When the Rockies pulled Francis, they replaced the left-hander with about as opposite a reliever as they could find, hard-throwing right-hander Franklin Morales. The result was six hits and one walk in one turn through the order, resulting in seven runs once Ryan Speier walked all three batters he faced.
"They have a guy coming up behind Francis that's a completely different pitcher," Magadan said, "but it really doesn't change our approach any. He's going to have to throw a pitch in the zone. If he throws it there, we'll hopefully put a good swing on it. And if not, we're going to get the pitcher to come to us. When we're doing that like we've been doing, it makes it tough to go through our lineup."
It's a philosophy that has paid off for the Red Sox, moreso this postseason than in the regular season. While the Yankees and Tigers made most of the offensive headlines in the American League, they're all at home now. October has served as a reminder why Boston is so dangerous.
Manny Ramirez has reached base 30 times in 48 plate appearances this postseason.
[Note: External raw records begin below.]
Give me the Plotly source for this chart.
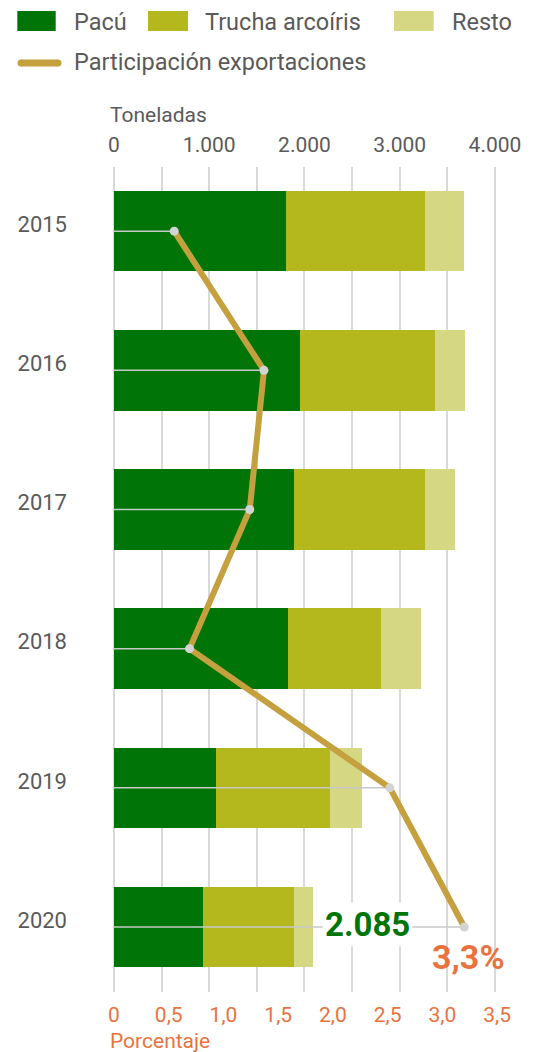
import plotly.graph_objects as go

# ---- data ----
years = ["2015", "2016", "2017", "2018", "2019", "2020"]
pacu = [1806, 1953, 1890, 1827, 1071, 931]
trucha = [1459, 1417, 1375, 976, 1197, 959]
resto = [410, 315, 315, 420, 336, 195]
participacion = [0.55, 1.37, 1.24, 0.69, 2.52, 3.20]  # % exportaciones

ton_ticks = [0, 1000, 2000, 3000, 4000]
pct_ticks = [0, 0.5, 1.0, 1.5, 2.0, 2.5, 3.0, 3.5]
pct_ticklabels = ["0", "0,5", "1,0", "1,5", "2,0", "2,5", "3,0", "3,5"]
last_pct_label = "3,3%"

series_names = ["Pacú", "Trucha arcoíris", "Resto"]
line_name = "Participación exportaciones"

# ---- style ----
FONT = "Roboto"
C_PACU = "#007406"
C_TRUCHA = "#B5B81D"
C_RESTO = "#D5D783"
C_LINE = "#C4A03F"
C_DOT = "#D3D3D3"
C_CONN = "#C8C8C8"
C_GRID = "#D9D9D9"
C_TEXT = "#5A5A5A"
C_ORANGE = "#E8733F"

W, H = 538, 1052
L, R, T, B = 114, 510, 167, 992
PW, PH = R - L, B - T


def px(p):
    return (p - L) / PW


def py(p):
    return (B - p) / PH


fig = go.Figure()

for name, vals, col in zip(series_names, [pacu, trucha, resto], [C_PACU, C_TRUCHA, C_RESTO]):
    fig.add_trace(go.Bar(
        y=years, x=vals, name=name, orientation="h",
        marker=dict(color=col, line=dict(width=0)),
        xaxis="x", yaxis="y", showlegend=False,
    ))

# thin connectors from 0 to each point
for yr, v in zip(years, participacion):
    fig.add_trace(go.Scatter(
        x=[0, v], y=[yr, yr], mode="lines",
        line=dict(color=C_CONN, width=1.5),
        xaxis="x2", yaxis="y", showlegend=False, hoverinfo="skip",
    ))

fig.add_trace(go.Scatter(
    x=participacion, y=years, mode="lines", name=line_name,
    line=dict(color=C_LINE, width=6),
    xaxis="x2", yaxis="y", showlegend=False,
))
fig.add_trace(go.Scatter(
    x=participacion, y=years, mode="markers",
    marker=dict(color=C_DOT, size=9),
    xaxis="x2", yaxis="y", showlegend=False, hoverinfo="skip",
))

total_last = pacu[-1] + trucha[-1] + resto[-1]
ton_ticktext = [f"{v:,}".replace(",", ".") for v in ton_ticks]
last_idx = len(years) - 1

annotations = [
    dict(text=f"{total_last:,}".replace(",", "."), x=total_last, y=last_idx,
         xref="x", yref="y", xanchor="left", yanchor="middle", xshift=9, yshift=3,
         showarrow=False, bgcolor="white", borderpad=2,
         font=dict(family=FONT, size=33, color=C_PACU, weight="bold")),
    dict(text=last_pct_label, x=participacion[-1], y=last_idx,
         xref="x2", yref="y", xanchor="center", yanchor="middle", xshift=4, yshift=-30,
         showarrow=False,
         font=dict(family=FONT, size=34, color=C_ORANGE, weight="bold")),
    dict(text="Toneladas", x=px(108.3), y=py(115.3), xref="paper", yref="paper",
         xanchor="left", yanchor="middle", showarrow=False,
         font=dict(family=FONT, size=21, color=C_TEXT)),
    dict(text="Porcentaje", x=px(108.3), y=py(1041), xref="paper", yref="paper",
         xanchor="left", yanchor="middle", showarrow=False,
         font=dict(family=FONT, size=21, color=C_ORANGE)),
]

# manual legend
shapes = []
leg = [(17.3, 55.7, 71.7, C_PACU, series_names[0]),
       (148, 188, 203, C_TRUCHA, series_names[1]),
       (394, 433.7, 449.7, C_RESTO, series_names[2])]
for x0, x1, tx, col, name in leg:
    shapes.append(dict(type="rect", xref="paper", yref="paper",
                       x0=px(x0), x1=px(x1), y0=py(31), y1=py(11),
                       fillcolor=col, line=dict(width=0)))
    annotations.append(dict(text=name, x=px(tx), y=py(22), xref="paper", yref="paper",
                            xanchor="left", yanchor="middle", showarrow=False,
                            font=dict(family=FONT, size=23.5, color=C_TEXT)))
# line swatch with rounded ends
shapes.append(dict(type="line", xref="paper", yref="paper",
                   x0=px(21), x1=px(58), y0=py(63), y1=py(63),
                   line=dict(color=C_LINE, width=7)))
for cx in (21, 58):
    shapes.append(dict(type="circle", xref="paper", yref="paper",
                       x0=px(cx - 3.5), x1=px(cx + 3.5), y0=py(66.5), y1=py(59.5),
                       fillcolor=C_LINE, line=dict(width=0)))
annotations.append(dict(text=line_name, x=px(71.7), y=py(62.5), xref="paper", yref="paper",
                        xanchor="left", yanchor="middle", showarrow=False,
                        font=dict(family=FONT, size=23.5, color=C_TEXT)))

fig.update_layout(
    width=W, height=H,
    margin=dict(l=L, r=W - R, t=T, b=H - B, pad=0),
    paper_bgcolor="white", plot_bgcolor="white",
    barmode="stack", bargap=0.422,
    separators=",.",
    font=dict(family=FONT, color=C_TEXT),
    xaxis=dict(
        side="top", range=[0, (R - L) / 95.24 * 1000],
        tickvals=ton_ticks, ticktext=ton_ticktext,
        showgrid=True, gridcolor=C_GRID, gridwidth=1.5,
        minor=dict(dtick=500, tick0=0, showgrid=True, gridcolor=C_GRID, gridwidth=1.5),
        zeroline=True, zerolinecolor=C_GRID, zerolinewidth=1.5,
        showline=False, ticks="", ticklabelstandoff=10,
        tickfont=dict(family=FONT, size=21, color=C_TEXT),
        fixedrange=True,
    ),
    xaxis2=dict(
        overlaying="x", side="bottom", anchor="y",
        range=[0, (R - L) / 109.47],
        tickvals=pct_ticks, ticktext=pct_ticklabels,
        showgrid=False, zeroline=False, showline=False, ticks="",
        ticklabelstandoff=8,
        tickfont=dict(family=FONT, size=21, color=C_ORANGE),
    ),
    yaxis=dict(
        type="category", categoryorder="array", categoryarray=years,
        range=[5.467, -0.461],
        showgrid=False, zeroline=False, showline=False, ticks="",
        ticklabelstandoff=46, ticklabelshift=7,
        tickfont=dict(family=FONT, size=22, color=C_TEXT),
    ),
    shapes=shapes,
    annotations=annotations,
    showlegend=False,
)

fig.write_html("out.html", config={"displayModeBar": False},
               post_script="document.body.style.margin='0';document.body.style.padding='0';")
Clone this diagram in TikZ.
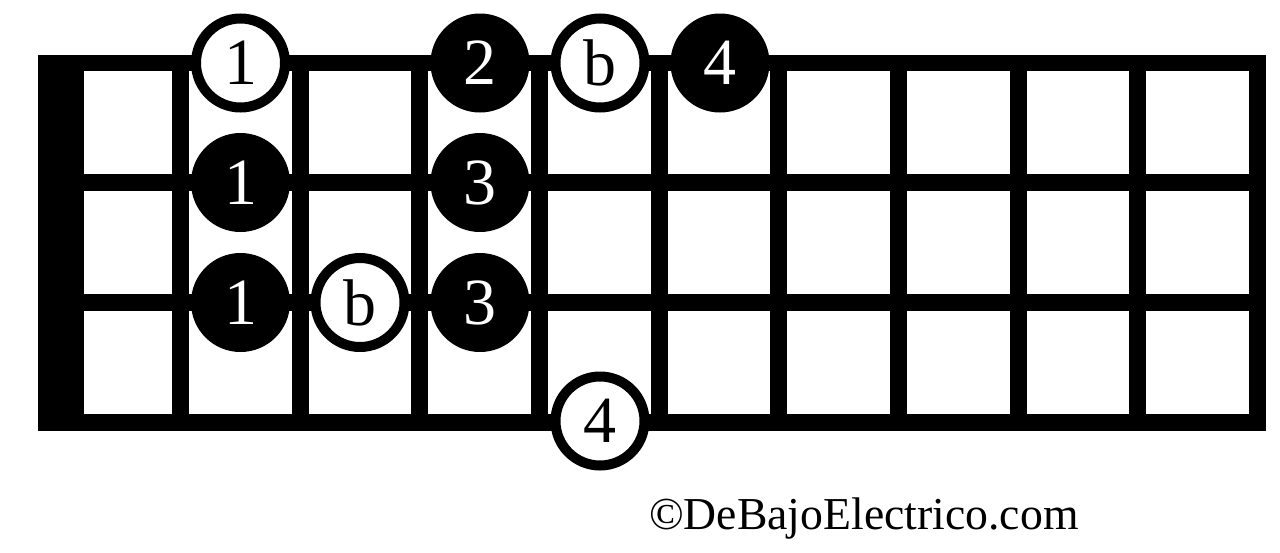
\documentclass[tikz,border=0pt]{standalone}
\usepackage{fontspec}
\setmainfont{Liberation Serif}
\begin{document}
\begin{tikzpicture}[x=1pt,y=-1pt,
  openmark/.style={circle,draw=black,line width=10pt,fill=white,minimum size=89pt,inner sep=0pt,text=black,font=\fontsize{66}{66}\selectfont},
  fullmark/.style={circle,fill=black,minimum size=99pt,inner sep=0pt,text=white,font=\fontsize{66}{66}\selectfont},
  credit/.style={anchor=base west,inner sep=0pt,font=\fontsize{45.7}{45.7}\selectfont}]
\useasboundingbox (0,0) rectangle (1280,552);
\fill[white] (0,0) rectangle (1280,552);
% nut
\fill[black] (38,54.5) rectangle (84,431);
% strings
\foreach \yc in {62.75,182.5,302.5,422.5}
  \fill[black] (38,\yc-8.25) rectangle (1266,\yc+8.25);
% frets
\foreach \k in {0,...,9}
  \fill[black] ({180.5+119.67*\k-8.5},54.5) rectangle ({180.5+119.67*\k+8.5},431);
% marks
\node[openmark] (a1) at (240.5,63) {1};
\node[fullmark] (a2) at (480,63) {2};
\node[openmark] (a3) at (600,63) {b};
\node[fullmark] (a4) at (720,63) {4};
\node[fullmark] (b1) at (240.5,182.5) {1};
\node[fullmark] (b2) at (480,182.5) {3};
\node[fullmark] (c1) at (240.5,302.5) {1};
\node[openmark] (c2) at (360,302.5) {b};
\node[fullmark] (c3) at (480,302.5) {3};
\node[openmark] (d1) at (600,421) {4};
\node[credit] (cr) at (649,529) {©DeBajoElectrico.com};
\end{tikzpicture}
\end{document}
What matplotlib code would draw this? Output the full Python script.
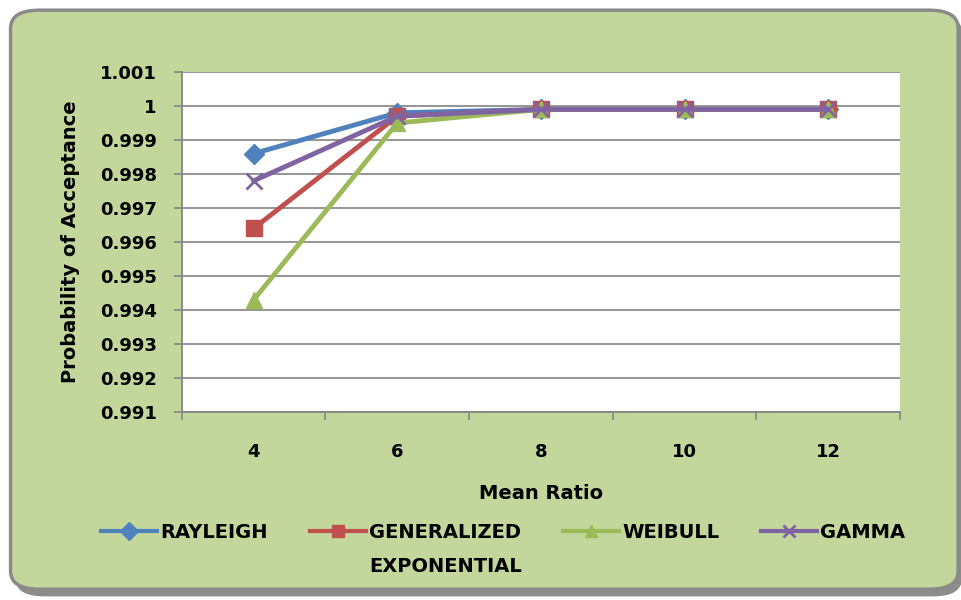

Ortiz is 27-for-47 in that category, while Youkilis is 26-for-51 ahead of them. Their on-base percentage is stunning, and their hitting isn't far behind -- .426 average, 11 home runs, 34 RBIs and 41 runs scored.
The approach works.
"This team, they obviously have the moneyball [moniker] and all that -- blah, blah, blah," Youkilis said. "But I think this team just goes up to bat, has a great approach and is going to be aggressive but also patient at the same time. We go up there and we're going to swing at the pitches that we can hit and hit hard. We're just going to work counts and try to get on base as much as possible."
It's a simple approach, but it's not unique. Plenty of teams talk about doing it. The beauty for the Red Sox is in the execution.
It would be easy for Magadan to take credit for the difference, but he spreads it around.
"I think what happens," he said, "our hitters, for the most part, are talented enough to see it through. Our hitters try not to panic when they get behind in the count. They've got a real good idea. We've got an extensive video system. We've got unbelievable advance scouts. We spare no cost in sending guys out, looking at the pitchers we're going to face, the extensive video. Our guys take advantage of it.
"A lot of teams have that at their disposal, but a lot of guys don't take advantage of it. Our guys do."
If the Red Sox can carry that approach and the results through the rest of the Fall Classic, their postseason video will be a hitting clinic for teams to watch. The results will be scary, and not just for the numbers.
Jason Beck is a reporter for MLB.com. This story was not subject to the approval of Major League Baseball or its clubs.